**Exercise description:**
Every line of the listing must be reproduced as it stands. Leave the images behind.

**Dataset extract:**

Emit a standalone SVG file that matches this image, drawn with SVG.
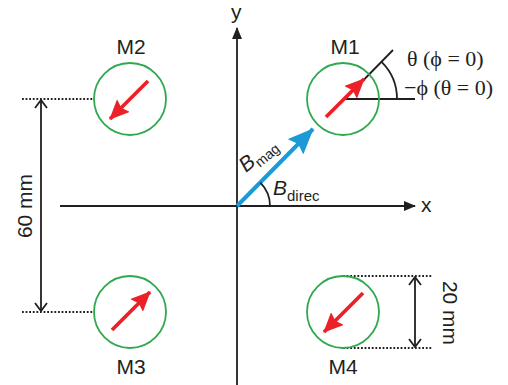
<svg xmlns="http://www.w3.org/2000/svg" width="508" height="385" viewBox="0 0 508 385">
<style>
.mag{fill:none;stroke:#2fa84f;stroke-width:1.8}
.red{stroke:#ec2027;stroke-width:3.8;fill:none}
.ax{stroke:#231f20;stroke-width:1.8;fill:none}
.dot{stroke:#231f20;stroke-width:1.8;stroke-dasharray:1.8 1.8;fill:none}
.lbl{font-family:"Liberation Sans",Arial,sans-serif;font-size:21px;fill:#231f20}
.ser{font-family:"Liberation Serif","Times New Roman",serif;font-size:22px;fill:#231f20}
</style>
<defs>
<marker id="ah" markerWidth="12" markerHeight="10" refX="11" refY="5" orient="auto" markerUnits="userSpaceOnUse"><path d="M0,0 L12,5 L0,10 Z" fill="#231f20"/></marker>
<marker id="rh" markerWidth="20" markerHeight="18" refX="19" refY="9" orient="auto" markerUnits="userSpaceOnUse"><path d="M0,0 L20,9 L0,18 L3,9 Z" fill="#ec2027"/></marker>
<marker id="bh" markerWidth="26" markerHeight="22" refX="25" refY="11" orient="auto" markerUnits="userSpaceOnUse"><path d="M0,0 L26,11 L0,22 L4,11 Z" fill="#1b9ad7"/></marker>
<marker id="ch" markerWidth="10" markerHeight="14" refX="9" refY="7" orient="auto-start-reverse" markerUnits="userSpaceOnUse"><path d="M1,1 L9,7 L1,13" fill="none" stroke="#231f20" stroke-width="1.8"/></marker>
</defs>
<g id="connectors">
<line class="ax" x1="60" y1="206" x2="415" y2="206" marker-end="url(#ah)"/>
<line class="ax" x1="237" y1="385" x2="237" y2="28" marker-end="url(#ah)"/>
<line x1="237" y1="206" x2="313" y2="129" stroke="#1b9ad7" stroke-width="4" marker-end="url(#bh)"/>
<path class="ax" d="M270,206 A33,33 0 0 0 260.3,182.7"/>
<line class="dot" x1="22" y1="99" x2="94" y2="99"/>
<line class="dot" x1="22" y1="312" x2="94" y2="312"/>
<line class="ax" x1="41" y1="100" x2="41" y2="311" marker-start="url(#ch)" marker-end="url(#ch)"/>
<line class="dot" x1="343" y1="276" x2="432" y2="276"/>
<line class="dot" x1="343" y1="348" x2="432" y2="348"/>
<line class="ax" x1="415" y1="277" x2="415" y2="347" marker-start="url(#ch)" marker-end="url(#ch)"/>
<line class="ax" x1="345" y1="99" x2="415" y2="99"/>
<line class="ax" x1="345" y1="99" x2="393" y2="50"/>
<path class="ax" d="M397,99 A52,52 0 0 0 381.8,62.2"/>
</g>
<g id="M1">
<circle class="mag" cx="343" cy="99" r="36"/>
<line class="red" x1="326" y1="117" x2="364" y2="79" marker-end="url(#rh)"/>
<text class="lbl" x="345" y="54" text-anchor="middle">M1</text>
</g>
<g id="M2">
<circle class="mag" cx="130" cy="99" r="36"/>
<line class="red" x1="148" y1="81" x2="110" y2="119" marker-end="url(#rh)"/>
<text class="lbl" x="131" y="54" text-anchor="middle">M2</text>
</g>
<g id="M3">
<circle class="mag" cx="130" cy="312" r="36"/>
<line class="red" x1="112" y1="330" x2="150" y2="292" marker-end="url(#rh)"/>
<text class="lbl" x="131" y="374" text-anchor="middle">M3</text>
</g>
<g id="M4">
<circle class="mag" cx="343" cy="312" r="36"/>
<line class="red" x1="363" y1="293" x2="324" y2="332" marker-end="url(#rh)"/>
<text class="lbl" x="343" y="374" text-anchor="middle">M4</text>
</g>
<g id="labels">
<text class="lbl" x="421" y="212">x</text>
<text class="lbl" x="231" y="19" font-size="20">y</text>
<text class="lbl" transform="translate(246,173) rotate(-40)" font-size="25" font-style="italic">B<tspan font-size="14" dy="5" font-style="normal">mag</tspan></text>
<text class="lbl" x="273" y="195" font-size="22" font-style="italic">B<tspan font-size="15" dy="6" font-style="normal">direc</tspan></text>
<text class="ser" x="407" y="66">θ (ϕ = 0)</text>
<text class="ser" x="404" y="95">−ϕ (θ = 0)</text>
<text class="lbl" transform="translate(32,206) rotate(-90)" text-anchor="middle">60 mm</text>
<text class="lbl" transform="translate(443,313) rotate(90)" text-anchor="middle">20 mm</text>
</g>
</svg>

**Task solution:**
Emit a standalone SVG file that matches this image, drawn with SVG.
<svg xmlns="http://www.w3.org/2000/svg" width="508" height="385" viewBox="0 0 508 385">
<style>
.mag{fill:none;stroke:#2fa84f;stroke-width:1.8}
.red{stroke:#ec2027;stroke-width:3.8;fill:none}
.ax{stroke:#231f20;stroke-width:1.8;fill:none}
.dot{stroke:#231f20;stroke-width:1.8;stroke-dasharray:1.8 1.8;fill:none}
.lbl{font-family:"Liberation Sans",Arial,sans-serif;font-size:21px;fill:#231f20}
.ser{font-family:"Liberation Serif","Times New Roman",serif;font-size:22px;fill:#231f20}
</style>
<defs>
<marker id="ah" markerWidth="12" markerHeight="10" refX="11" refY="5" orient="auto" markerUnits="userSpaceOnUse"><path d="M0,0 L12,5 L0,10 Z" fill="#231f20"/></marker>
<marker id="rh" markerWidth="20" markerHeight="18" refX="19" refY="9" orient="auto" markerUnits="userSpaceOnUse"><path d="M0,0 L20,9 L0,18 L3,9 Z" fill="#ec2027"/></marker>
<marker id="bh" markerWidth="26" markerHeight="22" refX="25" refY="11" orient="auto" markerUnits="userSpaceOnUse"><path d="M0,0 L26,11 L0,22 L4,11 Z" fill="#1b9ad7"/></marker>
<marker id="ch" markerWidth="10" markerHeight="14" refX="9" refY="7" orient="auto-start-reverse" markerUnits="userSpaceOnUse"><path d="M1,1 L9,7 L1,13" fill="none" stroke="#231f20" stroke-width="1.8"/></marker>
</defs>
<g id="connectors">
<line class="ax" x1="60" y1="206" x2="415" y2="206" marker-end="url(#ah)"/>
<line class="ax" x1="237" y1="385" x2="237" y2="28" marker-end="url(#ah)"/>
<line x1="237" y1="206" x2="313" y2="129" stroke="#1b9ad7" stroke-width="4" marker-end="url(#bh)"/>
<path class="ax" d="M270,206 A33,33 0 0 0 260.3,182.7"/>
<line class="dot" x1="22" y1="99" x2="94" y2="99"/>
<line class="dot" x1="22" y1="312" x2="94" y2="312"/>
<line class="ax" x1="41" y1="100" x2="41" y2="311" marker-start="url(#ch)" marker-end="url(#ch)"/>
<line class="dot" x1="343" y1="276" x2="432" y2="276"/>
<line class="dot" x1="343" y1="348" x2="432" y2="348"/>
<line class="ax" x1="415" y1="277" x2="415" y2="347" marker-start="url(#ch)" marker-end="url(#ch)"/>
<line class="ax" x1="345" y1="99" x2="415" y2="99"/>
<line class="ax" x1="345" y1="99" x2="393" y2="50"/>
<path class="ax" d="M397,99 A52,52 0 0 0 381.8,62.2"/>
</g>
<g id="M1">
<circle class="mag" cx="343" cy="99" r="36"/>
<line class="red" x1="326" y1="117" x2="364" y2="79" marker-end="url(#rh)"/>
<text class="lbl" x="345" y="54" text-anchor="middle">M1</text>
</g>
<g id="M2">
<circle class="mag" cx="130" cy="99" r="36"/>
<line class="red" x1="148" y1="81" x2="110" y2="119" marker-end="url(#rh)"/>
<text class="lbl" x="131" y="54" text-anchor="middle">M2</text>
</g>
<g id="M3">
<circle class="mag" cx="130" cy="312" r="36"/>
<line class="red" x1="112" y1="330" x2="150" y2="292" marker-end="url(#rh)"/>
<text class="lbl" x="131" y="374" text-anchor="middle">M3</text>
</g>
<g id="M4">
<circle class="mag" cx="343" cy="312" r="36"/>
<line class="red" x1="363" y1="293" x2="324" y2="332" marker-end="url(#rh)"/>
<text class="lbl" x="343" y="374" text-anchor="middle">M4</text>
</g>
<g id="labels">
<text class="lbl" x="421" y="212">x</text>
<text class="lbl" x="231" y="19" font-size="20">y</text>
<text class="lbl" transform="translate(246,173) rotate(-40)" font-size="25" font-style="italic">B<tspan font-size="14" dy="5" font-style="normal">mag</tspan></text>
<text class="lbl" x="273" y="195" font-size="22" font-style="italic">B<tspan font-size="15" dy="6" font-style="normal">direc</tspan></text>
<text class="ser" x="407" y="66">θ (ϕ = 0)</text>
<text class="ser" x="404" y="95">−ϕ (θ = 0)</text>
<text class="lbl" transform="translate(32,206) rotate(-90)" text-anchor="middle">60 mm</text>
<text class="lbl" transform="translate(443,313) rotate(90)" text-anchor="middle">20 mm</text>
</g>
</svg>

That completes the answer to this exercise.